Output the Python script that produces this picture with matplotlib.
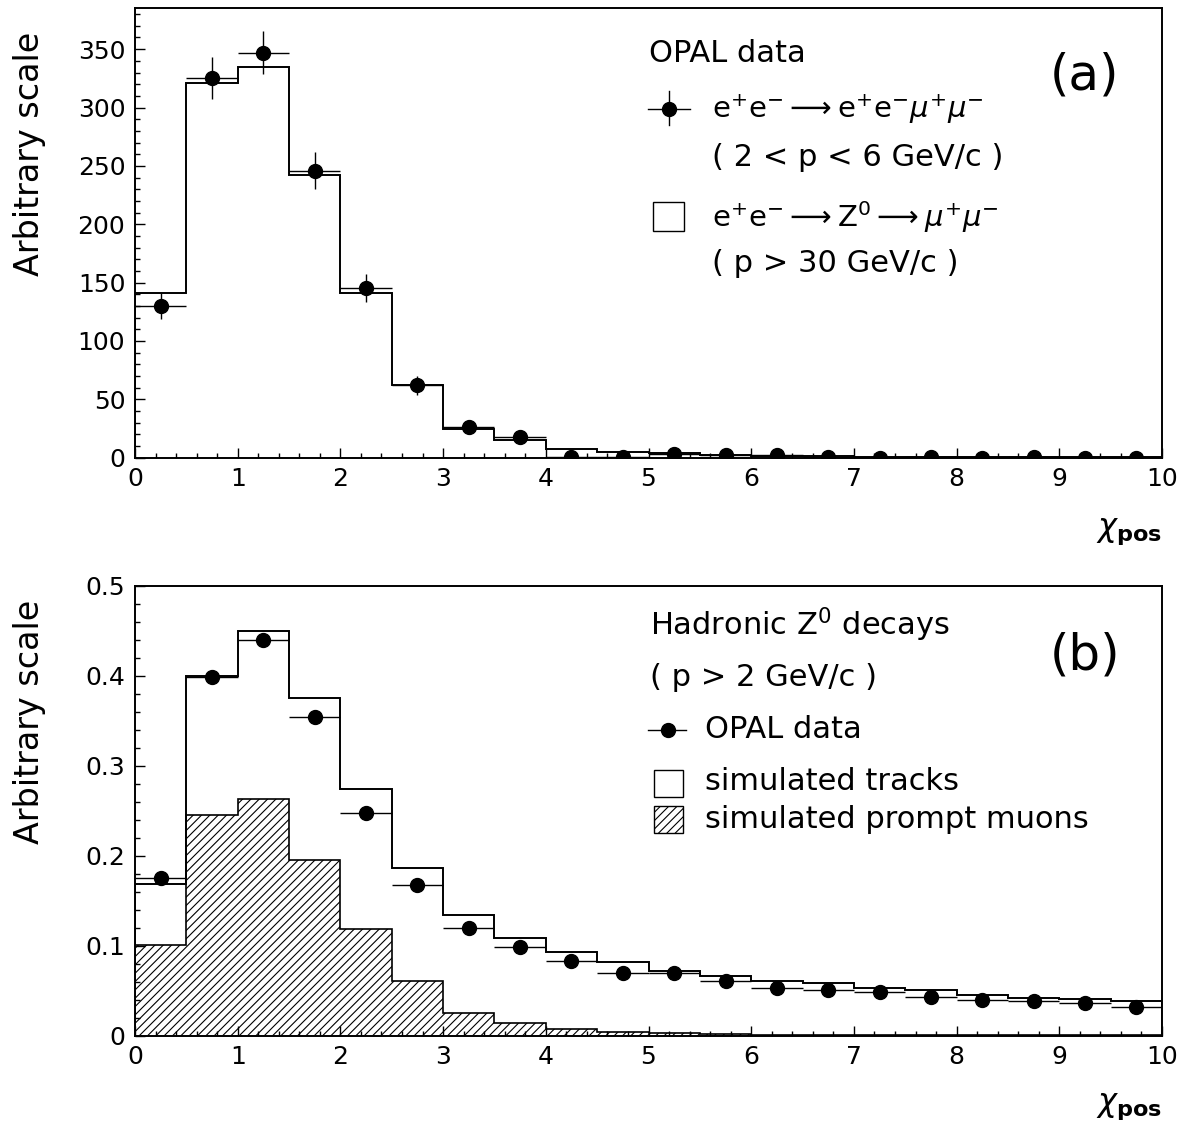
import matplotlib
matplotlib.use("Agg")
import matplotlib.pyplot as plt
from matplotlib.lines import Line2D
from matplotlib.patches import Rectangle
from matplotlib.ticker import MultipleLocator
import numpy as np

plt.rcParams["font.family"] = ["DejaVu Sans"]
plt.rcParams["mathtext.fontset"] = "dejavusans"
plt.rcParams["hatch.linewidth"] = 0.8

# bin edges of chi_pos (20 bins of 0.5)
edges = np.linspace(0, 10, 21)
centers = edges[:-1] + 0.25

# panel (a): e+e- -> e+e- mu+mu- data and Z0 -> mu+mu- reference
a_data = [130, 325, 347, 246, 145, 62, 26, 17.5, 1, 1, 3, 2, 2, 1, 0, 1, 0, 1, 0, 0]
a_err = [11.4, 18, 18.6, 15.7, 12, 7.9, 5.1, 4.2, 1, 1, 1.7, 1.4, 1.4, 1, 0, 1, 0, 1, 0, 0]
a_mc = [141, 321, 335, 242, 141.5, 62, 24.3, 15, 7.4, 4.9, 3.7, 2.3, 1.4, 1.2, 0.9,
        0.5, 0.5, 0.5, 0.5, 0.4]

# panel (b): hadronic Z0 decays
b_data = [0.175, 0.399, 0.440, 0.354, 0.248, 0.167, 0.120, 0.098, 0.083, 0.070,
          0.069, 0.061, 0.053, 0.051, 0.048, 0.043, 0.040, 0.038, 0.036, 0.032]
b_tracks = [0.168, 0.400, 0.450, 0.375, 0.274, 0.186, 0.134, 0.108, 0.093, 0.0815,
            0.0715, 0.066, 0.061, 0.058, 0.0525, 0.051, 0.045, 0.042, 0.041, 0.038]
b_prompt = [0.101, 0.245, 0.263, 0.195, 0.119, 0.061, 0.025, 0.0136, 0.0072, 0.0043,
            0.0028, 0.0017, 0.001, 0.0006, 0.0004, 0.0003, 0.0002, 0.0002, 0.0001, 0.0001]

W, H = 1185, 1129


def fx(x):
    return x / W


def fy(y):
    return 1 - y / H


def style_axes(ax, ymax, major_y, minor_y):
    ax.set_xlim(0, 10)
    ax.set_ylim(0, ymax)
    ax.xaxis.set_major_locator(MultipleLocator(1))
    ax.xaxis.set_minor_locator(MultipleLocator(0.2))
    ax.yaxis.set_major_locator(MultipleLocator(major_y))
    ax.yaxis.set_minor_locator(MultipleLocator(minor_y))
    ax.tick_params(which="both", direction="in", top=False, right=False,
                   labelsize=18, width=1.0)
    ax.tick_params(which="major", length=7.5, pad=7)
    ax.tick_params(which="minor", length=3.8)
    for sp in ax.spines.values():
        sp.set_linewidth(1.4)


fig = plt.figure(figsize=(W / 100, H / 100), dpi=100)

# ---- panel (a)
ax_a = fig.add_axes([fx(135), fy(457.7), fx(1162) - fx(135), (457.7 - 8.3) / H])
ax_a.stairs(a_mc, edges, color="black", lw=1.4)
ax_a.errorbar(centers, a_data, xerr=0.25, yerr=a_err, fmt="o", color="black",
              ms=10, elinewidth=1.0, capsize=0)
style_axes(ax_a, 385, 50, 10)
ax_a.yaxis.set_major_formatter(matplotlib.ticker.FormatStrFormatter("%d"))

# ---- panel (b)
ax_b = fig.add_axes([fx(135), fy(1035.5), fx(1162) - fx(135), (1035.5 - 586) / H])
ax_b.stairs(b_prompt, edges, fill=True, facecolor="white", edgecolor="black",
            hatch="////", lw=1.2, baseline=0)
ax_b.stairs(b_tracks, edges, color="black", lw=1.4)
ax_b.errorbar(centers, b_data, xerr=0.25, fmt="o", color="black",
              ms=10, elinewidth=1.0, capsize=0)
style_axes(ax_b, 0.5, 0.1, 0.02)
ax_b.yaxis.set_major_formatter(matplotlib.ticker.FuncFormatter(
    lambda v, p: "0" if abs(v) < 1e-9 else f"{v:.1f}"))

# axis titles
for yc in (154, 722):
    fig.text(fx(30), fy(yc), "Arbitrary scale", rotation=90, fontsize=24,
             ha="center", va="center")
for yb in (536, 1111):
    fig.text(fx(1162), fy(yb), r"$\chi_{\mathbf{pos}}$", fontsize=23,
             ha="right", va="baseline")

# panel labels
fig.text(fx(1084), fy(76), "(a)", fontsize=36, ha="center", va="center")
fig.text(fx(1085), fy(655), "(b)", fontsize=36, ha="center", va="center")

fs = 22
fm = 21
# ---- legend (a)
fig.text(fx(649), fy(53), "OPAL data", fontsize=fs, ha="left", va="center")
fig.add_artist(Line2D([fx(648), fx(690)], [fy(109), fy(109)], color="black", lw=1.0))
fig.add_artist(Line2D([fx(669), fx(669)], [fy(91), fy(125)], color="black", lw=1.0))
fig.add_artist(Line2D([fx(669)], [fy(109)], marker="o", ms=10, color="black"))
fig.text(fx(712), fy(109),
         r"e$^{+}$e$^{-}$$\longrightarrow$e$^{+}$e$^{-}$$\mu^{+}\mu^{-}$",
         fontsize=fm, ha="left", va="center")
fig.text(fx(712), fy(157), "( 2 < p < 6 GeV/c )", fontsize=fs, ha="left", va="center")
fig.add_artist(Rectangle((fx(653), fy(231)), fx(684) - fx(653), fy(202) - fy(231),
                         transform=fig.transFigure, facecolor="white",
                         edgecolor="black", lw=1.0))
fig.text(fx(712), fy(217),
         r"e$^{+}$e$^{-}$$\longrightarrow$Z$^{0}$$\longrightarrow$$\mu^{+}\mu^{-}$",
         fontsize=fm, ha="left", va="center")
fig.text(fx(712), fy(263), "( p > 30 GeV/c )", fontsize=fs, ha="left", va="center")

# ---- legend (b)
fig.text(fx(650), fy(625), r"Hadronic Z$^{0}$ decays", fontsize=fs, ha="left", va="center")
fig.text(fx(650), fy(677), "( p > 2 GeV/c )", fontsize=fs, ha="left", va="center")
fig.add_artist(Line2D([fx(648), fx(686)], [fy(730), fy(730)], color="black", lw=1.0))
fig.add_artist(Line2D([fx(668)], [fy(730)], marker="o", ms=10, color="black"))
fig.text(fx(705), fy(730), "OPAL data", fontsize=fs, ha="left", va="center")
fig.add_artist(Rectangle((fx(654), fy(797)), fx(683) - fx(654), fy(770) - fy(797),
                         transform=fig.transFigure, facecolor="white",
                         edgecolor="black", lw=1.0))
fig.text(fx(705), fy(782), "simulated tracks", fontsize=fs, ha="left", va="center")
fig.add_artist(Rectangle((fx(654), fy(833)), fx(683) - fx(654), fy(806) - fy(833),
                         transform=fig.transFigure, facecolor="white", hatch="////",
                         edgecolor="black", lw=1.0))
fig.text(fx(705), fy(819), "simulated prompt muons", fontsize=fs, ha="left", va="center")

fig.savefig("out.png", dpi=100)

# WRITTEN EXERCISE
Your copy of the data above should match it exactly, except that pictures are left out.

# COMPLETE OUTPUT
Output the Python script that produces this picture with matplotlib.
import matplotlib
matplotlib.use("Agg")
import matplotlib.pyplot as plt
from matplotlib.lines import Line2D
from matplotlib.patches import Rectangle
from matplotlib.ticker import MultipleLocator
import numpy as np

plt.rcParams["font.family"] = ["DejaVu Sans"]
plt.rcParams["mathtext.fontset"] = "dejavusans"
plt.rcParams["hatch.linewidth"] = 0.8

# bin edges of chi_pos (20 bins of 0.5)
edges = np.linspace(0, 10, 21)
centers = edges[:-1] + 0.25

# panel (a): e+e- -> e+e- mu+mu- data and Z0 -> mu+mu- reference
a_data = [130, 325, 347, 246, 145, 62, 26, 17.5, 1, 1, 3, 2, 2, 1, 0, 1, 0, 1, 0, 0]
a_err = [11.4, 18, 18.6, 15.7, 12, 7.9, 5.1, 4.2, 1, 1, 1.7, 1.4, 1.4, 1, 0, 1, 0, 1, 0, 0]
a_mc = [141, 321, 335, 242, 141.5, 62, 24.3, 15, 7.4, 4.9, 3.7, 2.3, 1.4, 1.2, 0.9,
        0.5, 0.5, 0.5, 0.5, 0.4]

# panel (b): hadronic Z0 decays
b_data = [0.175, 0.399, 0.440, 0.354, 0.248, 0.167, 0.120, 0.098, 0.083, 0.070,
          0.069, 0.061, 0.053, 0.051, 0.048, 0.043, 0.040, 0.038, 0.036, 0.032]
b_tracks = [0.168, 0.400, 0.450, 0.375, 0.274, 0.186, 0.134, 0.108, 0.093, 0.0815,
            0.0715, 0.066, 0.061, 0.058, 0.0525, 0.051, 0.045, 0.042, 0.041, 0.038]
b_prompt = [0.101, 0.245, 0.263, 0.195, 0.119, 0.061, 0.025, 0.0136, 0.0072, 0.0043,
            0.0028, 0.0017, 0.001, 0.0006, 0.0004, 0.0003, 0.0002, 0.0002, 0.0001, 0.0001]

W, H = 1185, 1129


def fx(x):
    return x / W


def fy(y):
    return 1 - y / H


def style_axes(ax, ymax, major_y, minor_y):
    ax.set_xlim(0, 10)
    ax.set_ylim(0, ymax)
    ax.xaxis.set_major_locator(MultipleLocator(1))
    ax.xaxis.set_minor_locator(MultipleLocator(0.2))
    ax.yaxis.set_major_locator(MultipleLocator(major_y))
    ax.yaxis.set_minor_locator(MultipleLocator(minor_y))
    ax.tick_params(which="both", direction="in", top=False, right=False,
                   labelsize=18, width=1.0)
    ax.tick_params(which="major", length=7.5, pad=7)
    ax.tick_params(which="minor", length=3.8)
    for sp in ax.spines.values():
        sp.set_linewidth(1.4)


fig = plt.figure(figsize=(W / 100, H / 100), dpi=100)

# ---- panel (a)
ax_a = fig.add_axes([fx(135), fy(457.7), fx(1162) - fx(135), (457.7 - 8.3) / H])
ax_a.stairs(a_mc, edges, color="black", lw=1.4)
ax_a.errorbar(centers, a_data, xerr=0.25, yerr=a_err, fmt="o", color="black",
              ms=10, elinewidth=1.0, capsize=0)
style_axes(ax_a, 385, 50, 10)
ax_a.yaxis.set_major_formatter(matplotlib.ticker.FormatStrFormatter("%d"))

# ---- panel (b)
ax_b = fig.add_axes([fx(135), fy(1035.5), fx(1162) - fx(135), (1035.5 - 586) / H])
ax_b.stairs(b_prompt, edges, fill=True, facecolor="white", edgecolor="black",
            hatch="////", lw=1.2, baseline=0)
ax_b.stairs(b_tracks, edges, color="black", lw=1.4)
ax_b.errorbar(centers, b_data, xerr=0.25, fmt="o", color="black",
              ms=10, elinewidth=1.0, capsize=0)
style_axes(ax_b, 0.5, 0.1, 0.02)
ax_b.yaxis.set_major_formatter(matplotlib.ticker.FuncFormatter(
    lambda v, p: "0" if abs(v) < 1e-9 else f"{v:.1f}"))

# axis titles
for yc in (154, 722):
    fig.text(fx(30), fy(yc), "Arbitrary scale", rotation=90, fontsize=24,
             ha="center", va="center")
for yb in (536, 1111):
    fig.text(fx(1162), fy(yb), r"$\chi_{\mathbf{pos}}$", fontsize=23,
             ha="right", va="baseline")

# panel labels
fig.text(fx(1084), fy(76), "(a)", fontsize=36, ha="center", va="center")
fig.text(fx(1085), fy(655), "(b)", fontsize=36, ha="center", va="center")

fs = 22
fm = 21
# ---- legend (a)
fig.text(fx(649), fy(53), "OPAL data", fontsize=fs, ha="left", va="center")
fig.add_artist(Line2D([fx(648), fx(690)], [fy(109), fy(109)], color="black", lw=1.0))
fig.add_artist(Line2D([fx(669), fx(669)], [fy(91), fy(125)], color="black", lw=1.0))
fig.add_artist(Line2D([fx(669)], [fy(109)], marker="o", ms=10, color="black"))
fig.text(fx(712), fy(109),
         r"e$^{+}$e$^{-}$$\longrightarrow$e$^{+}$e$^{-}$$\mu^{+}\mu^{-}$",
         fontsize=fm, ha="left", va="center")
fig.text(fx(712), fy(157), "( 2 < p < 6 GeV/c )", fontsize=fs, ha="left", va="center")
fig.add_artist(Rectangle((fx(653), fy(231)), fx(684) - fx(653), fy(202) - fy(231),
                         transform=fig.transFigure, facecolor="white",
                         edgecolor="black", lw=1.0))
fig.text(fx(712), fy(217),
         r"e$^{+}$e$^{-}$$\longrightarrow$Z$^{0}$$\longrightarrow$$\mu^{+}\mu^{-}$",
         fontsize=fm, ha="left", va="center")
fig.text(fx(712), fy(263), "( p > 30 GeV/c )", fontsize=fs, ha="left", va="center")

# ---- legend (b)
fig.text(fx(650), fy(625), r"Hadronic Z$^{0}$ decays", fontsize=fs, ha="left", va="center")
fig.text(fx(650), fy(677), "( p > 2 GeV/c )", fontsize=fs, ha="left", va="center")
fig.add_artist(Line2D([fx(648), fx(686)], [fy(730), fy(730)], color="black", lw=1.0))
fig.add_artist(Line2D([fx(668)], [fy(730)], marker="o", ms=10, color="black"))
fig.text(fx(705), fy(730), "OPAL data", fontsize=fs, ha="left", va="center")
fig.add_artist(Rectangle((fx(654), fy(797)), fx(683) - fx(654), fy(770) - fy(797),
                         transform=fig.transFigure, facecolor="white",
                         edgecolor="black", lw=1.0))
fig.text(fx(705), fy(782), "simulated tracks", fontsize=fs, ha="left", va="center")
fig.add_artist(Rectangle((fx(654), fy(833)), fx(683) - fx(654), fy(806) - fy(833),
                         transform=fig.transFigure, facecolor="white", hatch="////",
                         edgecolor="black", lw=1.0))
fig.text(fx(705), fy(819), "simulated prompt muons", fontsize=fs, ha="left", va="center")

fig.savefig("out.png", dpi=100)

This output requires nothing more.